Review: History: Fallen Order by Karen Liebreich

Father José de Calasanz, who founded the first school of the Piarist Order in 1597, was made the patron saint of schools and education by the Pope in 1948. He might just as well be patron saint of the cover-up for, back in the 17th century, he “was covering up child abuse in his own schools”. Writing to a father in his order who was investigating rumours of sodomy at one of the schools, Calasanz boldly stated his position: “I want you to know that Your Reverence’s sole aim is to cover up this great shame in order that it does not come to the notice of our superiors.” Thus Calasanz set the pattern for the Catholic Church’s approach to the problem of priestly pederasty through the succeeding centuries.

Karen Liebreich has spent several years poring over documents in the archives of the Piarist Order and the Vatican, and has traced the shameful story of how an idealistic enterprise was torn apart by administrative incompetence and what she calls “a destabilising secret at the heart of the order”.
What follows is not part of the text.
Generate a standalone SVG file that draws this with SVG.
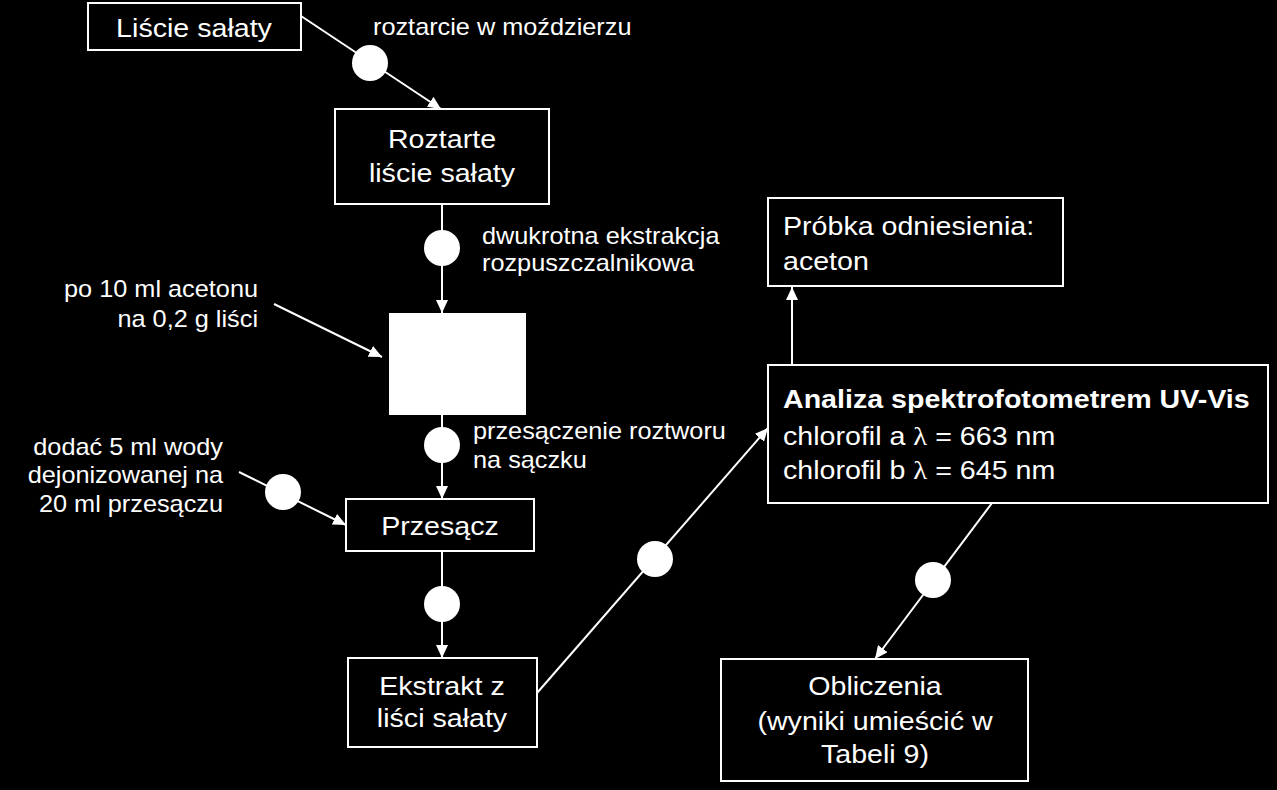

The order’s first school was in a Roman slum, where Calasanz educated poor children at his own expense. He soon found larger premises, attracted municipal grants, recruited priests to teach 1,200 pupils, acquired a cardinal protector and secured papal patronage. At its height, the order had 36 schools in six European provinces.

Pious and ascetic, Calasanz was, however, an appalling judge of character, and all the order’s good work was overshadowed by the antics of a few troublemaking priests who preferred luxurious ways and carnal pleasures. In 1629, allegations of pederasty were made against Father Stefano Cherubini, head of the Neapolitan school, but Cherubini, a nobleman with direct access to the Pope, denied the charges and threatened to cause a scandal. Instead of pursuing the matter, Calasanz decided to keep Cherubini away from boys by promoting him to the post of visitor general for the order.

One reads Liebreich’s vigorous account of the order’s downward spiral with mounting disbelief, though with immense admiration for her calm sense of perspective. She rightly counsels against applying too much of a modern sensibility to this question of pederasty. Sodomy was “the worst vice”, but child abuse was thought to be no worse than homosexuality or even non-procreational heterosexuality,and the damaging effects on the child were scarcely considered alongside the damage done to the soul of the perpetrator or the general reputation of the Church.

Calasanz was replaced as governor in 1643 by Mario Sozzi, who turned a blind eye to further complaints about “wicked practices”; he, in turn, was succeeded by the archpederast Cherubini, causing a constitutional crisis because so many Piarists wanted nothing to do with him. Pope Innocent X finally despaired of the situation and the order was shut down in 1646. Both Sozzi and Cherubini suffered horrible deaths from a virulent skin disorder similar to leprosy, while Calasanz outlived them, dying in 1648 at the age of 91, “his order suppressed and dishonoured”.